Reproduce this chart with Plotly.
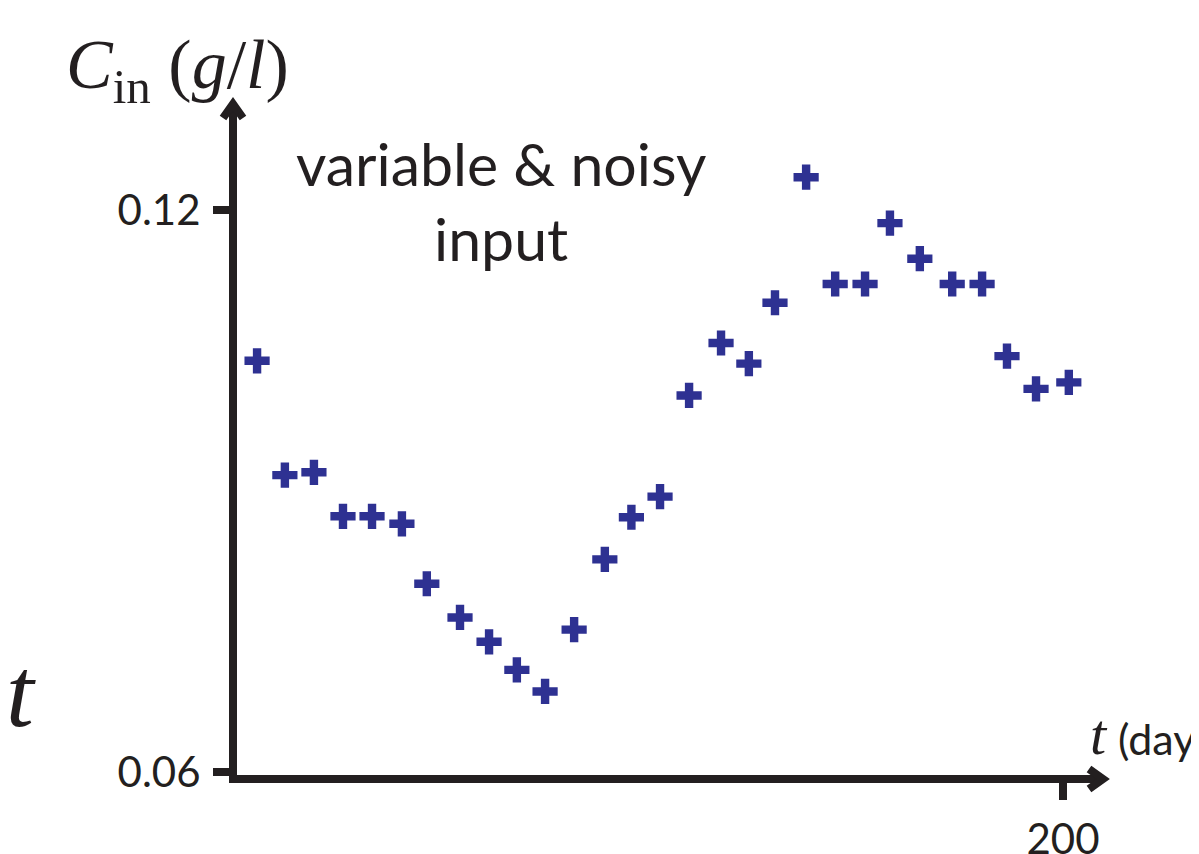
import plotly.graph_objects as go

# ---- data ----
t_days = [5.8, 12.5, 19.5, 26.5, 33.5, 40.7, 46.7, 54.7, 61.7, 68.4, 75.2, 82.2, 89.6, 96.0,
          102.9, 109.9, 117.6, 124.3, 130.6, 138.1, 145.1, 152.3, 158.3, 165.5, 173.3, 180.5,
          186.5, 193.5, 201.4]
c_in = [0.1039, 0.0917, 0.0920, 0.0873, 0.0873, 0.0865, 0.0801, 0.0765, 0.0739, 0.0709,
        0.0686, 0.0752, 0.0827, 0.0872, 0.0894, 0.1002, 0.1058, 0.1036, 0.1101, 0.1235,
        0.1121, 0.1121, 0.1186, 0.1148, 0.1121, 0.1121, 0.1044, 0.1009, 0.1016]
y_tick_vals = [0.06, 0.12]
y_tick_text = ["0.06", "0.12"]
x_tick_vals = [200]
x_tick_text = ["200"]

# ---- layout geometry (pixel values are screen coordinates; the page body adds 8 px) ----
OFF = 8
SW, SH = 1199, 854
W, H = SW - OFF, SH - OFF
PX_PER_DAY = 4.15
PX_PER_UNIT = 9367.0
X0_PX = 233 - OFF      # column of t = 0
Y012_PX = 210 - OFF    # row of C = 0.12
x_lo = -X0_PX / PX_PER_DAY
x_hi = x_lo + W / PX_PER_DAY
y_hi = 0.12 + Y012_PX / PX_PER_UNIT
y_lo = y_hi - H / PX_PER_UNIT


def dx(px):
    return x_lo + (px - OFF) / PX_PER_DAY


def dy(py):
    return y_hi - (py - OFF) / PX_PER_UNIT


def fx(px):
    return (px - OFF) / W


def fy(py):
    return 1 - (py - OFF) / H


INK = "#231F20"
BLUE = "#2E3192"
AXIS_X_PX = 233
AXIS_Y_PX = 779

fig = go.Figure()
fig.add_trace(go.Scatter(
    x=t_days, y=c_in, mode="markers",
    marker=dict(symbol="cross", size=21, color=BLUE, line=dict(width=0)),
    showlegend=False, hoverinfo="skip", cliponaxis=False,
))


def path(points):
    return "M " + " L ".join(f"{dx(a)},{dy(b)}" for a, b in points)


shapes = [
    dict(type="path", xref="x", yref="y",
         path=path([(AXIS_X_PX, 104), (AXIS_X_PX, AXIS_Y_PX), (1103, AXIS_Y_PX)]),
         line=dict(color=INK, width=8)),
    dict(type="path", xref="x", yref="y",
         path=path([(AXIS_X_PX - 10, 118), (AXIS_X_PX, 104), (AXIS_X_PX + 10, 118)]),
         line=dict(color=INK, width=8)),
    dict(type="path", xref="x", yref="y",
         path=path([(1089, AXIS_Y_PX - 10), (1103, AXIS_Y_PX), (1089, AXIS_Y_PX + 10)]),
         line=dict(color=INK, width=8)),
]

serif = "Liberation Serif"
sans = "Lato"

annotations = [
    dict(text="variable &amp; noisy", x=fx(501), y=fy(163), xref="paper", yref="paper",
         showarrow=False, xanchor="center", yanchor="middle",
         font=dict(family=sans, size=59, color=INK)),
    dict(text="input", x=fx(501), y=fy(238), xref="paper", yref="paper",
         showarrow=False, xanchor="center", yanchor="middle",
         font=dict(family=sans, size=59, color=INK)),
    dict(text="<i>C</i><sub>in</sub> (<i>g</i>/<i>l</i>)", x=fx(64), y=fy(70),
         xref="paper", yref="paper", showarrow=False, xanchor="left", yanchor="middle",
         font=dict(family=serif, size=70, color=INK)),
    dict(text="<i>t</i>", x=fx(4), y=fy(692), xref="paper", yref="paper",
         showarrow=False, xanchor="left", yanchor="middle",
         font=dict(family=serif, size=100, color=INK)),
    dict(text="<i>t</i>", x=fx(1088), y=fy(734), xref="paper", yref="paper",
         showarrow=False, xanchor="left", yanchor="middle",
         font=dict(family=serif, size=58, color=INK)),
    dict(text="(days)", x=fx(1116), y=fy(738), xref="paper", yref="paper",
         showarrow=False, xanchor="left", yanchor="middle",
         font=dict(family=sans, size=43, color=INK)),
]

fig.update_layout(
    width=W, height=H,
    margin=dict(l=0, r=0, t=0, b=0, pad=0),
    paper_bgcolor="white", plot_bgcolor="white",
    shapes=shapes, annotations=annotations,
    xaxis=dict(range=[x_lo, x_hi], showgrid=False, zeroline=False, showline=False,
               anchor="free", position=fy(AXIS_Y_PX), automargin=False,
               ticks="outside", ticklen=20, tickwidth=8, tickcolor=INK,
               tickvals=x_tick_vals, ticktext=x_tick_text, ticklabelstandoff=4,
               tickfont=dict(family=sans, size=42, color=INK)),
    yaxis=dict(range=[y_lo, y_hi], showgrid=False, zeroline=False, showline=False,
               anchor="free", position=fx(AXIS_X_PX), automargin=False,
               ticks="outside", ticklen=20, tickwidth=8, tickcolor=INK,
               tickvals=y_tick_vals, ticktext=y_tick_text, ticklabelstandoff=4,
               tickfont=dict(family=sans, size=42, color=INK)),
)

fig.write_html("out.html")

§ EXERCISE GOAL
Copy out all of the material exactly as written, without its pictures.

§ CORRECT OUTPUT
Reproduce this chart with Plotly.
import plotly.graph_objects as go

# ---- data ----
t_days = [5.8, 12.5, 19.5, 26.5, 33.5, 40.7, 46.7, 54.7, 61.7, 68.4, 75.2, 82.2, 89.6, 96.0,
          102.9, 109.9, 117.6, 124.3, 130.6, 138.1, 145.1, 152.3, 158.3, 165.5, 173.3, 180.5,
          186.5, 193.5, 201.4]
c_in = [0.1039, 0.0917, 0.0920, 0.0873, 0.0873, 0.0865, 0.0801, 0.0765, 0.0739, 0.0709,
        0.0686, 0.0752, 0.0827, 0.0872, 0.0894, 0.1002, 0.1058, 0.1036, 0.1101, 0.1235,
        0.1121, 0.1121, 0.1186, 0.1148, 0.1121, 0.1121, 0.1044, 0.1009, 0.1016]
y_tick_vals = [0.06, 0.12]
y_tick_text = ["0.06", "0.12"]
x_tick_vals = [200]
x_tick_text = ["200"]

# ---- layout geometry (pixel values are screen coordinates; the page body adds 8 px) ----
OFF = 8
SW, SH = 1199, 854
W, H = SW - OFF, SH - OFF
PX_PER_DAY = 4.15
PX_PER_UNIT = 9367.0
X0_PX = 233 - OFF      # column of t = 0
Y012_PX = 210 - OFF    # row of C = 0.12
x_lo = -X0_PX / PX_PER_DAY
x_hi = x_lo + W / PX_PER_DAY
y_hi = 0.12 + Y012_PX / PX_PER_UNIT
y_lo = y_hi - H / PX_PER_UNIT


def dx(px):
    return x_lo + (px - OFF) / PX_PER_DAY


def dy(py):
    return y_hi - (py - OFF) / PX_PER_UNIT


def fx(px):
    return (px - OFF) / W


def fy(py):
    return 1 - (py - OFF) / H


INK = "#231F20"
BLUE = "#2E3192"
AXIS_X_PX = 233
AXIS_Y_PX = 779

fig = go.Figure()
fig.add_trace(go.Scatter(
    x=t_days, y=c_in, mode="markers",
    marker=dict(symbol="cross", size=21, color=BLUE, line=dict(width=0)),
    showlegend=False, hoverinfo="skip", cliponaxis=False,
))


def path(points):
    return "M " + " L ".join(f"{dx(a)},{dy(b)}" for a, b in points)


shapes = [
    dict(type="path", xref="x", yref="y",
         path=path([(AXIS_X_PX, 104), (AXIS_X_PX, AXIS_Y_PX), (1103, AXIS_Y_PX)]),
         line=dict(color=INK, width=8)),
    dict(type="path", xref="x", yref="y",
         path=path([(AXIS_X_PX - 10, 118), (AXIS_X_PX, 104), (AXIS_X_PX + 10, 118)]),
         line=dict(color=INK, width=8)),
    dict(type="path", xref="x", yref="y",
         path=path([(1089, AXIS_Y_PX - 10), (1103, AXIS_Y_PX), (1089, AXIS_Y_PX + 10)]),
         line=dict(color=INK, width=8)),
]

serif = "Liberation Serif"
sans = "Lato"

annotations = [
    dict(text="variable &amp; noisy", x=fx(501), y=fy(163), xref="paper", yref="paper",
         showarrow=False, xanchor="center", yanchor="middle",
         font=dict(family=sans, size=59, color=INK)),
    dict(text="input", x=fx(501), y=fy(238), xref="paper", yref="paper",
         showarrow=False, xanchor="center", yanchor="middle",
         font=dict(family=sans, size=59, color=INK)),
    dict(text="<i>C</i><sub>in</sub> (<i>g</i>/<i>l</i>)", x=fx(64), y=fy(70),
         xref="paper", yref="paper", showarrow=False, xanchor="left", yanchor="middle",
         font=dict(family=serif, size=70, color=INK)),
    dict(text="<i>t</i>", x=fx(4), y=fy(692), xref="paper", yref="paper",
         showarrow=False, xanchor="left", yanchor="middle",
         font=dict(family=serif, size=100, color=INK)),
    dict(text="<i>t</i>", x=fx(1088), y=fy(734), xref="paper", yref="paper",
         showarrow=False, xanchor="left", yanchor="middle",
         font=dict(family=serif, size=58, color=INK)),
    dict(text="(days)", x=fx(1116), y=fy(738), xref="paper", yref="paper",
         showarrow=False, xanchor="left", yanchor="middle",
         font=dict(family=sans, size=43, color=INK)),
]

fig.update_layout(
    width=W, height=H,
    margin=dict(l=0, r=0, t=0, b=0, pad=0),
    paper_bgcolor="white", plot_bgcolor="white",
    shapes=shapes, annotations=annotations,
    xaxis=dict(range=[x_lo, x_hi], showgrid=False, zeroline=False, showline=False,
               anchor="free", position=fy(AXIS_Y_PX), automargin=False,
               ticks="outside", ticklen=20, tickwidth=8, tickcolor=INK,
               tickvals=x_tick_vals, ticktext=x_tick_text, ticklabelstandoff=4,
               tickfont=dict(family=sans, size=42, color=INK)),
    yaxis=dict(range=[y_lo, y_hi], showgrid=False, zeroline=False, showline=False,
               anchor="free", position=fx(AXIS_X_PX), automargin=False,
               ticks="outside", ticklen=20, tickwidth=8, tickcolor=INK,
               tickvals=y_tick_vals, ticktext=y_tick_text, ticklabelstandoff=4,
               tickfont=dict(family=sans, size=42, color=INK)),
)

fig.write_html("out.html")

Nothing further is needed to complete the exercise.